*GIVEN PROBLEM:* Leave out the pictures, then reproduce the rest of the material exactly.

begin SOURCE MATERIAL

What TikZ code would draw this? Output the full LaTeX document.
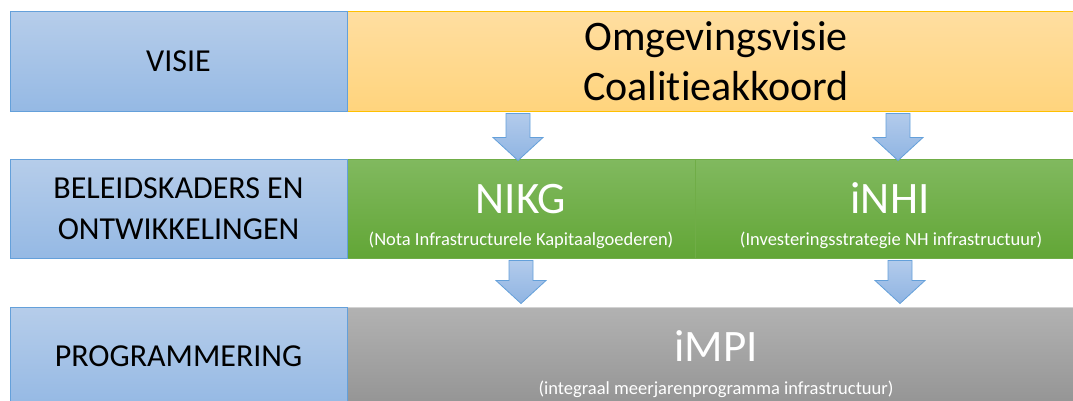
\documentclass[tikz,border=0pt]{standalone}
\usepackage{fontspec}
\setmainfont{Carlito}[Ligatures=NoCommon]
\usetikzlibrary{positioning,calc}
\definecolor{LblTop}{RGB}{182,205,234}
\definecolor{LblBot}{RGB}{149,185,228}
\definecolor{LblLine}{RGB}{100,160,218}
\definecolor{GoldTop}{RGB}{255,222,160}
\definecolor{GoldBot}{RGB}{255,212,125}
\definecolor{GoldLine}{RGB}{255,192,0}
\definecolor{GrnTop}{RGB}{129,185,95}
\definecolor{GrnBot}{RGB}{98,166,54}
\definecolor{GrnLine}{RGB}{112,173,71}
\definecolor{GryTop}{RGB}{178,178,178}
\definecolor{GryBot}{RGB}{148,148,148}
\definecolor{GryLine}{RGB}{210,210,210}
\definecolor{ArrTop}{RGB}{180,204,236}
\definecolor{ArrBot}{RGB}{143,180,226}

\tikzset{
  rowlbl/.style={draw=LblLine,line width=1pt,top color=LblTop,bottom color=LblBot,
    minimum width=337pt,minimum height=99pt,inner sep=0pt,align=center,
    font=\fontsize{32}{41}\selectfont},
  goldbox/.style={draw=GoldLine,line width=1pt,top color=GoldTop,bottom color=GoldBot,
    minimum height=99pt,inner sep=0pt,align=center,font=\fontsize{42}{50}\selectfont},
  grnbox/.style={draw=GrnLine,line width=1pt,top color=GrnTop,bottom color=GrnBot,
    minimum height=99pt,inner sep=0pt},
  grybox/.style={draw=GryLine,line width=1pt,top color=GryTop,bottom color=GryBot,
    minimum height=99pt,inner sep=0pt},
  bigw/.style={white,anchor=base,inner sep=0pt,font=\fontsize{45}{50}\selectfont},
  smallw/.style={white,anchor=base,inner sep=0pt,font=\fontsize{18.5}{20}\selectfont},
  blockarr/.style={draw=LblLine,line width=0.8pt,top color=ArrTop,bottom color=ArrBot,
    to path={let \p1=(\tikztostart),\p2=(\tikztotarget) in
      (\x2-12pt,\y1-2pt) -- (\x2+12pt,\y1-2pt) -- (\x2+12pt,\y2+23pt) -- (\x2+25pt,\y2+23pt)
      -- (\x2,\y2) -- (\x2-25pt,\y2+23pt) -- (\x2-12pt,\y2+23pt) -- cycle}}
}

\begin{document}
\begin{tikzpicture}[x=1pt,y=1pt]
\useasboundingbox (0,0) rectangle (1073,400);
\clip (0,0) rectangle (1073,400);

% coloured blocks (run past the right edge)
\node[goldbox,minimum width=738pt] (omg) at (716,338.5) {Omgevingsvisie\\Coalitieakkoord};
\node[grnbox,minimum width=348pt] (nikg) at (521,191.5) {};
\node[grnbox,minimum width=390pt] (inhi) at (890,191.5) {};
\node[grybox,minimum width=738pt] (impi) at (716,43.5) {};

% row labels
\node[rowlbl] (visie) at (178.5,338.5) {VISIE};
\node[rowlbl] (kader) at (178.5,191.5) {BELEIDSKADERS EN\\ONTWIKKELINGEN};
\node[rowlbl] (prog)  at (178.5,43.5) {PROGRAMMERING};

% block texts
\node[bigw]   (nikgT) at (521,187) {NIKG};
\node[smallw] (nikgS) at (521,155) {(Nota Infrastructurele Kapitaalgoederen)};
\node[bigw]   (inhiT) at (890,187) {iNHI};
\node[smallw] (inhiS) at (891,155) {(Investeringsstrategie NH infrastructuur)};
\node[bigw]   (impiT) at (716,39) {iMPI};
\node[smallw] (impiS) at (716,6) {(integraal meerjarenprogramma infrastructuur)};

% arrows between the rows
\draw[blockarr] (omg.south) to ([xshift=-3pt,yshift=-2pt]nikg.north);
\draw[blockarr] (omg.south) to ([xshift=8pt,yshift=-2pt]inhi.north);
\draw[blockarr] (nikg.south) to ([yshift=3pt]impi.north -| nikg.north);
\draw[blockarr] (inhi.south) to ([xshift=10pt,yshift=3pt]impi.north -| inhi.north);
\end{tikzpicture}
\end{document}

end SOURCE MATERIAL

*TASK OUTPUT:*
What TikZ code would draw this? Output the full LaTeX document.
\documentclass[tikz,border=0pt]{standalone}
\usepackage{fontspec}
\setmainfont{Carlito}[Ligatures=NoCommon]
\usetikzlibrary{positioning,calc}
\definecolor{LblTop}{RGB}{182,205,234}
\definecolor{LblBot}{RGB}{149,185,228}
\definecolor{LblLine}{RGB}{100,160,218}
\definecolor{GoldTop}{RGB}{255,222,160}
\definecolor{GoldBot}{RGB}{255,212,125}
\definecolor{GoldLine}{RGB}{255,192,0}
\definecolor{GrnTop}{RGB}{129,185,95}
\definecolor{GrnBot}{RGB}{98,166,54}
\definecolor{GrnLine}{RGB}{112,173,71}
\definecolor{GryTop}{RGB}{178,178,178}
\definecolor{GryBot}{RGB}{148,148,148}
\definecolor{GryLine}{RGB}{210,210,210}
\definecolor{ArrTop}{RGB}{180,204,236}
\definecolor{ArrBot}{RGB}{143,180,226}

\tikzset{
  rowlbl/.style={draw=LblLine,line width=1pt,top color=LblTop,bottom color=LblBot,
    minimum width=337pt,minimum height=99pt,inner sep=0pt,align=center,
    font=\fontsize{32}{41}\selectfont},
  goldbox/.style={draw=GoldLine,line width=1pt,top color=GoldTop,bottom color=GoldBot,
    minimum height=99pt,inner sep=0pt,align=center,font=\fontsize{42}{50}\selectfont},
  grnbox/.style={draw=GrnLine,line width=1pt,top color=GrnTop,bottom color=GrnBot,
    minimum height=99pt,inner sep=0pt},
  grybox/.style={draw=GryLine,line width=1pt,top color=GryTop,bottom color=GryBot,
    minimum height=99pt,inner sep=0pt},
  bigw/.style={white,anchor=base,inner sep=0pt,font=\fontsize{45}{50}\selectfont},
  smallw/.style={white,anchor=base,inner sep=0pt,font=\fontsize{18.5}{20}\selectfont},
  blockarr/.style={draw=LblLine,line width=0.8pt,top color=ArrTop,bottom color=ArrBot,
    to path={let \p1=(\tikztostart),\p2=(\tikztotarget) in
      (\x2-12pt,\y1-2pt) -- (\x2+12pt,\y1-2pt) -- (\x2+12pt,\y2+23pt) -- (\x2+25pt,\y2+23pt)
      -- (\x2,\y2) -- (\x2-25pt,\y2+23pt) -- (\x2-12pt,\y2+23pt) -- cycle}}
}

\begin{document}
\begin{tikzpicture}[x=1pt,y=1pt]
\useasboundingbox (0,0) rectangle (1073,400);
\clip (0,0) rectangle (1073,400);

% coloured blocks (run past the right edge)
\node[goldbox,minimum width=738pt] (omg) at (716,338.5) {Omgevingsvisie\\Coalitieakkoord};
\node[grnbox,minimum width=348pt] (nikg) at (521,191.5) {};
\node[grnbox,minimum width=390pt] (inhi) at (890,191.5) {};
\node[grybox,minimum width=738pt] (impi) at (716,43.5) {};

% row labels
\node[rowlbl] (visie) at (178.5,338.5) {VISIE};
\node[rowlbl] (kader) at (178.5,191.5) {BELEIDSKADERS EN\\ONTWIKKELINGEN};
\node[rowlbl] (prog)  at (178.5,43.5) {PROGRAMMERING};

% block texts
\node[bigw]   (nikgT) at (521,187) {NIKG};
\node[smallw] (nikgS) at (521,155) {(Nota Infrastructurele Kapitaalgoederen)};
\node[bigw]   (inhiT) at (890,187) {iNHI};
\node[smallw] (inhiS) at (891,155) {(Investeringsstrategie NH infrastructuur)};
\node[bigw]   (impiT) at (716,39) {iMPI};
\node[smallw] (impiS) at (716,6) {(integraal meerjarenprogramma infrastructuur)};

% arrows between the rows
\draw[blockarr] (omg.south) to ([xshift=-3pt,yshift=-2pt]nikg.north);
\draw[blockarr] (omg.south) to ([xshift=8pt,yshift=-2pt]inhi.north);
\draw[blockarr] (nikg.south) to ([yshift=3pt]impi.north -| nikg.north);
\draw[blockarr] (inhi.south) to ([xshift=10pt,yshift=3pt]impi.north -| inhi.north);
\end{tikzpicture}
\end{document}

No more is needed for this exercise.